Directions for this task:
Each line in the material below, starting at the one with "Write a Python" and ending at the one with "-0.004, -0.003]", is to be reproduced exactly; no picture is to be copied.

Given data:
+ + + +

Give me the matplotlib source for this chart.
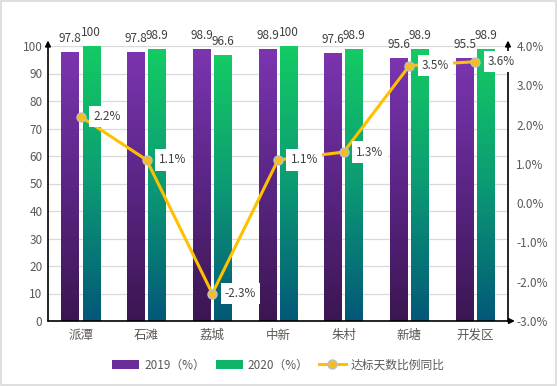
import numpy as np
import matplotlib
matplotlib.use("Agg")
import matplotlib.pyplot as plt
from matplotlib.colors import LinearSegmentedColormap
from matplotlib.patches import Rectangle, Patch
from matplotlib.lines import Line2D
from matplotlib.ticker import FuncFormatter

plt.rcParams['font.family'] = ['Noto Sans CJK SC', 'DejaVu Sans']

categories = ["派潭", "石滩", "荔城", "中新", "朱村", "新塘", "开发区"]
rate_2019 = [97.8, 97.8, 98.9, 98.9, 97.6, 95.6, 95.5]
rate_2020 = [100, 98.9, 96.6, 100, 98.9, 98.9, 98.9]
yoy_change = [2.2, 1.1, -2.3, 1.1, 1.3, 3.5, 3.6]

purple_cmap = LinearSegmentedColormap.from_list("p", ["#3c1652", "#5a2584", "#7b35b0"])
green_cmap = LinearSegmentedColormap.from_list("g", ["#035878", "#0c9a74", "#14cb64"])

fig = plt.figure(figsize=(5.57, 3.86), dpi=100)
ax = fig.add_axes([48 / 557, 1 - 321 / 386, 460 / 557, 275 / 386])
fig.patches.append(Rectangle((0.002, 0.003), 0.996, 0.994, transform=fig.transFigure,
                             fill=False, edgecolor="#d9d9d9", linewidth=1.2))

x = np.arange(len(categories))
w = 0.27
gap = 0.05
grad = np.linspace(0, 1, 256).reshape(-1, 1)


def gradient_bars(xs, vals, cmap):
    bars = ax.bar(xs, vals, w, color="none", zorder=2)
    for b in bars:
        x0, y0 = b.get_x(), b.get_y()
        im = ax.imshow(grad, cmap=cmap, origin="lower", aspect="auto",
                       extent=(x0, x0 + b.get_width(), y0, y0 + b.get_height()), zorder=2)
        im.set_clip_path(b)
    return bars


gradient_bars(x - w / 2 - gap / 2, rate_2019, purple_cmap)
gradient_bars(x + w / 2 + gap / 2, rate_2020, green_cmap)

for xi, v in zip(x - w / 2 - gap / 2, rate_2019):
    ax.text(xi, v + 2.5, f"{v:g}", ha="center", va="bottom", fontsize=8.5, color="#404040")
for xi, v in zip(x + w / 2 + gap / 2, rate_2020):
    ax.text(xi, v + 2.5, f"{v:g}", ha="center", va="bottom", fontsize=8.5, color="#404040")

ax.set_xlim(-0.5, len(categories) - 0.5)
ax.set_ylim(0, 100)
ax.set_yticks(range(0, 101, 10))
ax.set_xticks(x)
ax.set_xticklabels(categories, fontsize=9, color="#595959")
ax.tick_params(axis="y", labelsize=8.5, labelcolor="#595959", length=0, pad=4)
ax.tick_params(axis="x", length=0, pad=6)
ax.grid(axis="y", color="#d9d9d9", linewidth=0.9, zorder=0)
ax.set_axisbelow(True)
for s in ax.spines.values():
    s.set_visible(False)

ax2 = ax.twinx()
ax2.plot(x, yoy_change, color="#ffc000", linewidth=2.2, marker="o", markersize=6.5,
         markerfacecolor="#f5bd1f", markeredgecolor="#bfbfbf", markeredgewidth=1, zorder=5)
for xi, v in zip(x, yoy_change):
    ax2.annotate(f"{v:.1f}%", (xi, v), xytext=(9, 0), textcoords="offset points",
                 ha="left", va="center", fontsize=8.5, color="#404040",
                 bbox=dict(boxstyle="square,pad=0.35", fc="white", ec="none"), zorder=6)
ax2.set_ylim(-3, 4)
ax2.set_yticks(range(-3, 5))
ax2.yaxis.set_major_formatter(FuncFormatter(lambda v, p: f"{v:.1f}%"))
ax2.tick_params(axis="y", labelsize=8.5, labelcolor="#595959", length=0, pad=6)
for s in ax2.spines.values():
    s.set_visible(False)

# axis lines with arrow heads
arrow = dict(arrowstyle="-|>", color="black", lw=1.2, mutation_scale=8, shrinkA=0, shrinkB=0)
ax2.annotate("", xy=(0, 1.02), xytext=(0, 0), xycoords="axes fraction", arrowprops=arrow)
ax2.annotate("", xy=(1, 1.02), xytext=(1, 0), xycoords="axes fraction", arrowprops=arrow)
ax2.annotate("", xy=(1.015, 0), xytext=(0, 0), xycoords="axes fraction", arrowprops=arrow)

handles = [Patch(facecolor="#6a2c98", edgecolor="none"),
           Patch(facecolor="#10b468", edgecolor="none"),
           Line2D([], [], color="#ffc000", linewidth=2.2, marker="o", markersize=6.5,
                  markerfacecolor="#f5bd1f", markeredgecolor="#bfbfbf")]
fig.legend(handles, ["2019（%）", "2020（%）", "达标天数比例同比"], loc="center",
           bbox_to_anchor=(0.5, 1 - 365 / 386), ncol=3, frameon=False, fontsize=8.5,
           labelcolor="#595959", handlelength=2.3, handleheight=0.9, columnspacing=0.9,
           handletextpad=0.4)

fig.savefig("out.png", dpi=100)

+ + + +

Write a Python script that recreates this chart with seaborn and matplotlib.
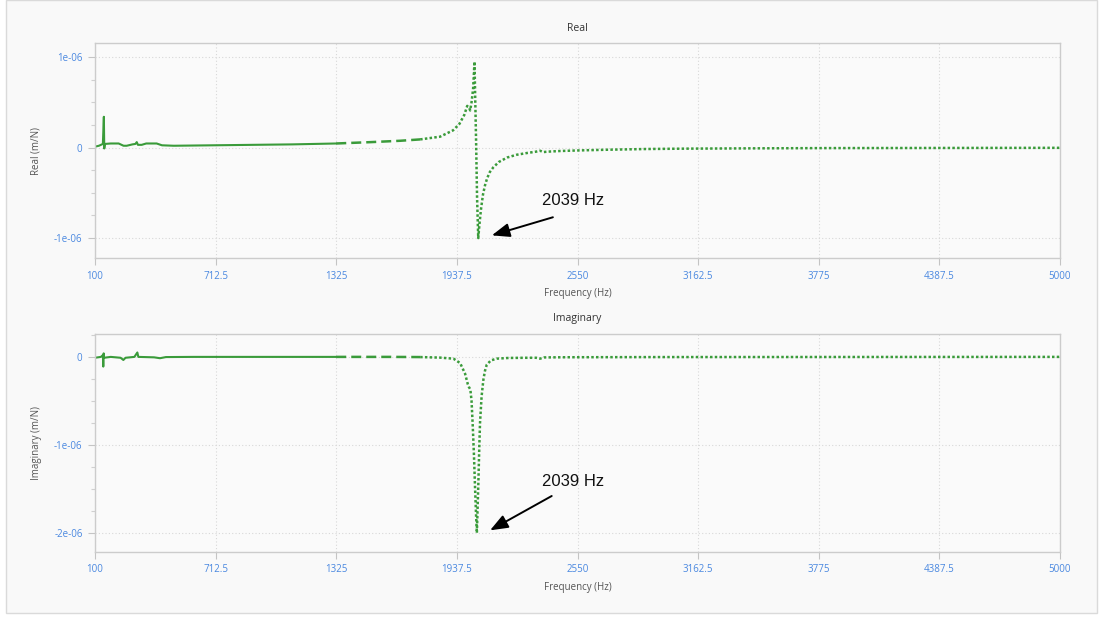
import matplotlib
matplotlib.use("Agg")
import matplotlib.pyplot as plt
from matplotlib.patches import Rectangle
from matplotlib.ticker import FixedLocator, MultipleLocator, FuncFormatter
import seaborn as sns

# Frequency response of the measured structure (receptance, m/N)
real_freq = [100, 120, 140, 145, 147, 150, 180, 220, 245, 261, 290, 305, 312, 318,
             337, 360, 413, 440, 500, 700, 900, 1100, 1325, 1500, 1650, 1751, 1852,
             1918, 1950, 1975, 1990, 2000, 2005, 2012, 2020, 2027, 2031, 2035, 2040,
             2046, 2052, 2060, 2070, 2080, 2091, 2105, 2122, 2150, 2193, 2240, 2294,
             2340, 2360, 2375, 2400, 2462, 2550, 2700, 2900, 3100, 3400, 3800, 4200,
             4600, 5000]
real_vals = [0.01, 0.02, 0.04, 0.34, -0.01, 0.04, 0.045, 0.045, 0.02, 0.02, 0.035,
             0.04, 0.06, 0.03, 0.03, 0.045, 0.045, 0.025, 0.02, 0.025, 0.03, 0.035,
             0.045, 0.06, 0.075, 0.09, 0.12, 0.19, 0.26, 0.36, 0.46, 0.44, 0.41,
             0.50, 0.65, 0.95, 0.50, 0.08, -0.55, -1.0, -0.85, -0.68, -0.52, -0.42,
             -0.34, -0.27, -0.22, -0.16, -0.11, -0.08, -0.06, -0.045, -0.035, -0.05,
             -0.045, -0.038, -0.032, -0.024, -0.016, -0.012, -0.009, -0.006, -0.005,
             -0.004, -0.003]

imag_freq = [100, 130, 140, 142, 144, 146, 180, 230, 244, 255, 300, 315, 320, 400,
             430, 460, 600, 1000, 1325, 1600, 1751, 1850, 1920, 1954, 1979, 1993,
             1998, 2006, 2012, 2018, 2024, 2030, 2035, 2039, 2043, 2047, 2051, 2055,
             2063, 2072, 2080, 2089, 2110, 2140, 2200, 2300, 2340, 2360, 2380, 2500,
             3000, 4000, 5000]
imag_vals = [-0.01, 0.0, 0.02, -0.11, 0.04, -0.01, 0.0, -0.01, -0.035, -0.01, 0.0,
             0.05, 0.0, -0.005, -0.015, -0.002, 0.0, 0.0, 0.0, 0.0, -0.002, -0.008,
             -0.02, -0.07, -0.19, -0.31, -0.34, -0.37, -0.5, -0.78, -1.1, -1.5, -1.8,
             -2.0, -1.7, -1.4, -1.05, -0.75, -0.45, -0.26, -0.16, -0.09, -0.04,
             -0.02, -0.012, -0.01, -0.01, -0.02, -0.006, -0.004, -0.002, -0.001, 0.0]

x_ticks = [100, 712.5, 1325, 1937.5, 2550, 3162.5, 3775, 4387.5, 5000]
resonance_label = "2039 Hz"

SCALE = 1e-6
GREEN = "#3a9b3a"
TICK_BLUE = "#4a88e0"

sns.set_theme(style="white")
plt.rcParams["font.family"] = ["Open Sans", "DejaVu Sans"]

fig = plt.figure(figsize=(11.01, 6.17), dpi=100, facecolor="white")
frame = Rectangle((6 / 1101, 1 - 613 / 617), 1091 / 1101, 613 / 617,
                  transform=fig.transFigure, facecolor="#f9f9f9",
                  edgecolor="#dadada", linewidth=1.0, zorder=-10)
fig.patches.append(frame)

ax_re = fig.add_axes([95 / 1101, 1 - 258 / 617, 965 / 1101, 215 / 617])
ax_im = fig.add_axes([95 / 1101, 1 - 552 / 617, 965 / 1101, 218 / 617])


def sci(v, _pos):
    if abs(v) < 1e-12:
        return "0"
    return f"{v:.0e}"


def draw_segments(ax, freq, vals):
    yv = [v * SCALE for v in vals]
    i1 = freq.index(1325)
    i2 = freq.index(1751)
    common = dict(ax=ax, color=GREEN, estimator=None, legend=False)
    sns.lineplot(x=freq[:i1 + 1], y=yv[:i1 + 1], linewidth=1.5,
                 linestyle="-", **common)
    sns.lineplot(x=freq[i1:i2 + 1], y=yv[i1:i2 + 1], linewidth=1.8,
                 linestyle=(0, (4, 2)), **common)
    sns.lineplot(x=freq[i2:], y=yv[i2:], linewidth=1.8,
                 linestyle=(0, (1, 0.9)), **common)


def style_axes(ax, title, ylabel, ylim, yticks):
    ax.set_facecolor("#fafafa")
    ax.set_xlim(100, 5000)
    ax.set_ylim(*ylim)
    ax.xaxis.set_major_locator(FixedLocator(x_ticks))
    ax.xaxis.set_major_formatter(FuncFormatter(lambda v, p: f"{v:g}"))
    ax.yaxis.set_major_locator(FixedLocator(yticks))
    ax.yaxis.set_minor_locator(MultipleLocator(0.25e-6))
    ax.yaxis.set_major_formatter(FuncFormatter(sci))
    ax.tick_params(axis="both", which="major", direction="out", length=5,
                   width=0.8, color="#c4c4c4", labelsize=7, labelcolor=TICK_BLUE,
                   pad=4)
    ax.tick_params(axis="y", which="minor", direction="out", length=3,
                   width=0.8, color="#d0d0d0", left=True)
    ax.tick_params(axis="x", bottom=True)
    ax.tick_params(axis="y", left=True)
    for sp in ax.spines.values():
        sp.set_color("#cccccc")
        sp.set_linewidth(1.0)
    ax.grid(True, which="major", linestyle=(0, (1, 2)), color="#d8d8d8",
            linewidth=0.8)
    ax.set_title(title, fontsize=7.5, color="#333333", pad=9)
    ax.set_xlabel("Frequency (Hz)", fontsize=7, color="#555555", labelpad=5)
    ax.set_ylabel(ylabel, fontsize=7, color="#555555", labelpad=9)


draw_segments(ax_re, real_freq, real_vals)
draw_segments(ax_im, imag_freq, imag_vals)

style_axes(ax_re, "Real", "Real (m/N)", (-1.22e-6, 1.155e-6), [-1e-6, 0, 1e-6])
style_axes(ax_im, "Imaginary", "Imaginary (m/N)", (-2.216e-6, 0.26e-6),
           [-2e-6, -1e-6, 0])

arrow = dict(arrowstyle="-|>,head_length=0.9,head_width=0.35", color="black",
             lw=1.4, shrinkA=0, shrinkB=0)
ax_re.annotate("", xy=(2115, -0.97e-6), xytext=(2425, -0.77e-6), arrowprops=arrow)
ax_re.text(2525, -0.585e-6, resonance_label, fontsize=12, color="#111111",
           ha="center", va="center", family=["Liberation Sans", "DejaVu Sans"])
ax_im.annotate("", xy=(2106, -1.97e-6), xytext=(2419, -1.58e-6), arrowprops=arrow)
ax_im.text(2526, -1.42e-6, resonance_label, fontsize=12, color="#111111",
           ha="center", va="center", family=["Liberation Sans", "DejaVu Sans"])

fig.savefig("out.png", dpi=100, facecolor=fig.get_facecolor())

+ + + +

Task solution:
Write a Python script that recreates this chart with seaborn and matplotlib.
import matplotlib
matplotlib.use("Agg")
import matplotlib.pyplot as plt
from matplotlib.patches import Rectangle
from matplotlib.ticker import FixedLocator, MultipleLocator, FuncFormatter
import seaborn as sns

# Frequency response of the measured structure (receptance, m/N)
real_freq = [100, 120, 140, 145, 147, 150, 180, 220, 245, 261, 290, 305, 312, 318,
             337, 360, 413, 440, 500, 700, 900, 1100, 1325, 1500, 1650, 1751, 1852,
             1918, 1950, 1975, 1990, 2000, 2005, 2012, 2020, 2027, 2031, 2035, 2040,
             2046, 2052, 2060, 2070, 2080, 2091, 2105, 2122, 2150, 2193, 2240, 2294,
             2340, 2360, 2375, 2400, 2462, 2550, 2700, 2900, 3100, 3400, 3800, 4200,
             4600, 5000]
real_vals = [0.01, 0.02, 0.04, 0.34, -0.01, 0.04, 0.045, 0.045, 0.02, 0.02, 0.035,
             0.04, 0.06, 0.03, 0.03, 0.045, 0.045, 0.025, 0.02, 0.025, 0.03, 0.035,
             0.045, 0.06, 0.075, 0.09, 0.12, 0.19, 0.26, 0.36, 0.46, 0.44, 0.41,
             0.50, 0.65, 0.95, 0.50, 0.08, -0.55, -1.0, -0.85, -0.68, -0.52, -0.42,
             -0.34, -0.27, -0.22, -0.16, -0.11, -0.08, -0.06, -0.045, -0.035, -0.05,
             -0.045, -0.038, -0.032, -0.024, -0.016, -0.012, -0.009, -0.006, -0.005,
             -0.004, -0.003]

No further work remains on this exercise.